In case you find yourself drawn to the Yoshitsune sections in the way I am (and be warned that they come late, really only in the last two books), you might note the irony that the incident from The Men Who Tread on Tigers’ Tails is not here. That seems to be from a No play, called Ataka, by way of a kabuki play called Kanjinchō. Kanjincho is now on my list, just ordered. (They were writing fan fiction in medieval Japan, too.)

Don’t worry, though, Yoshitsune emerges as a serious bad-ass here. At one point, he decides to split his army so his main force will engage the enemy and he’ll lead a smaller unit to the rear. The enemy thinks they’re protected by rocky, dangerous mountains behind them. Yoshitsune, though, startles several deer and then rides his horse behind them on the theory that the wild animals will know the surest pathways through the mountains. And it works, surprising one of the last serious Heike generals into defeat.

At another point, when the Heike are making a final stand on an island, Yoshitsune leads a small expeditionary fleet in the middle of a storm.
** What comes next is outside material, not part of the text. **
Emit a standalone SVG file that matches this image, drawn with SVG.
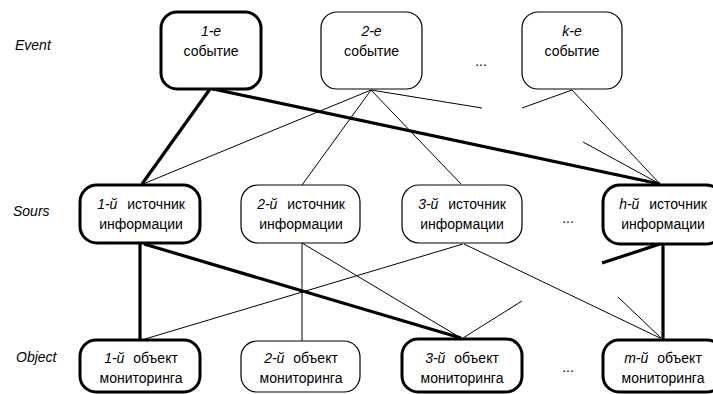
<svg xmlns="http://www.w3.org/2000/svg" width="713" height="394" viewBox="0 0 713 394">
<style>
text{font-family:"Liberation Sans",Arial,sans-serif;font-size:14px;fill:#000}
.c{text-anchor:middle}
.i{font-style:italic}
.box{fill:#fff;stroke:#000;stroke-width:1.2}
.bold{fill:#fff;stroke:#000;stroke-width:3}
.thin{stroke:#000;stroke-width:1;fill:none}
.thick{stroke:#000;stroke-width:3.2;fill:none}
</style>
<rect width="713" height="394" fill="#fff"/>
<g id="labels">
<text class="i" x="15" y="50">Event</text>
<text class="i" x="13" y="216">Sours</text>
<text class="i" x="16" y="362">Object</text>
<text class="c" x="481" y="66">...</text>
<text class="c" x="568" y="223">...</text>
<text class="c" x="568" y="372">...</text>
</g>
<g id="connectors">
<line class="thin" x1="371" y1="90" x2="143" y2="184"/>
<line class="thin" x1="371" y1="90" x2="302" y2="185"/>
<line class="thin" x1="371" y1="90" x2="461" y2="184"/>
<line class="thin" x1="371" y1="90" x2="482" y2="108"/>
<line class="thin" x1="572" y1="90" x2="522" y2="108"/>
<line class="thin" x1="572" y1="90" x2="660" y2="184"/>
<line class="thin" x1="583" y1="142" x2="660" y2="184"/>
<line class="thin" x1="463" y1="244" x2="145" y2="339"/>
<line class="thin" x1="302" y1="243" x2="302" y2="341"/>
<line class="thin" x1="302" y1="243" x2="461" y2="338"/>
<line class="thin" x1="464" y1="244" x2="660" y2="338"/>
<line class="thin" x1="463" y1="338" x2="522" y2="301"/>
<line class="thin" x1="618" y1="297" x2="661" y2="338"/>
<line class="thick" x1="210" y1="89" x2="142" y2="184"/>
<line class="thick" x1="213" y1="89" x2="660" y2="184"/>
<line class="thick" x1="140" y1="243" x2="140" y2="340"/>
<line class="thick" x1="144" y1="244" x2="461" y2="338"/>
<line class="thick" x1="663" y1="245" x2="663" y2="340"/>
<line class="thick" x1="660" y1="244" x2="602" y2="263"/>
</g>
<g id="event1">
<rect class="bold" x="161" y="12" width="100" height="77" rx="16"/>
<text class="c i" x="211" y="36">1-е</text>
<text class="c" x="211" y="56">событие</text>
</g>
<g id="event2">
<rect class="box" x="321" y="12" width="101" height="77" rx="16"/>
<text class="c i" x="371.5" y="36">2-е</text>
<text class="c" x="371.5" y="56">событие</text>
</g>
<g id="eventk">
<rect class="box" x="522" y="12" width="100" height="77" rx="16"/>
<text class="c i" x="572" y="36">k-е</text>
<text class="c" x="572" y="56">событие</text>
</g>
<g id="source1">
<rect class="bold" x="80" y="185" width="120" height="58" rx="17"/>
<text class="c" x="141" y="209"><tspan class="i">1-й</tspan><tspan dx="6"> источник</tspan></text>
<text class="c" x="141" y="229">информации</text>
</g>
<g id="source2">
<rect class="box" x="241" y="185" width="119" height="58" rx="17"/>
<text class="c" x="301" y="209"><tspan class="i">2-й</tspan><tspan dx="6"> источник</tspan></text>
<text class="c" x="301" y="229">информации</text>
</g>
<g id="source3">
<rect class="box" x="402" y="185" width="120" height="58" rx="17"/>
<text class="c" x="462" y="209"><tspan class="i">3-й</tspan><tspan dx="6"> источник</tspan></text>
<text class="c" x="462" y="229">информации</text>
</g>
<g id="sourceh">
<rect class="bold" x="603" y="185" width="120" height="59" rx="17"/>
<text class="c" x="663" y="209"><tspan class="i">h-й</tspan><tspan dx="6"> источник</tspan></text>
<text class="c" x="663" y="229">информации</text>
</g>
<g id="object1">
<rect class="bold" x="80" y="340" width="120" height="52" rx="16"/>
<text class="c" x="141" y="363"><tspan class="i">1-й</tspan><tspan dx="5"> объект</tspan></text>
<text class="c" x="141" y="383">мониторинга</text>
</g>
<g id="object2">
<rect class="box" x="241" y="341" width="119" height="51" rx="16"/>
<text class="c" x="301" y="363"><tspan class="i">2-й</tspan><tspan dx="5"> объект</tspan></text>
<text class="c" x="301" y="383">мониторинга</text>
</g>
<g id="object3">
<rect class="bold" x="402" y="339" width="120" height="53" rx="16"/>
<text class="c" x="462" y="363"><tspan class="i">3-й</tspan><tspan dx="5"> объект</tspan></text>
<text class="c" x="462" y="383">мониторинга</text>
</g>
<g id="objectm">
<rect class="bold" x="603" y="340" width="120" height="52" rx="16"/>
<text class="c" x="663" y="363"><tspan class="i">m-й</tspan><tspan dx="5"> объект</tspan></text>
<text class="c" x="663" y="383">мониторинга</text>
</g>
</svg>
As he says to his frightened troops. “Merely that others refuse to go// makes no excuse for doing the same.// Good weather keeps an enemy watchful.// When howling winds and foaming waves// seem to guarantee perfect safety.// that is when an attack hits hardest.”

Or try this one, my favorite of his hardboiled lines. “The warriors muttered among themselves, ‘But it’s so dark! How will we find our way?’ ¶ ‘What about the usual torches – the great, big ones?’ Yoshitsune asked. ¶ ‘By all means!’ Sanehira replied. He set fire to the houses of Onabara.”

I’ve gone on way too long (and self-indulgently) but the bottom line is that I found myself intrigued but almost bored for nearly two-thirds of this. And then, suddenly, I was as moved by this story as I was when I first glimpsed it 35 years ago.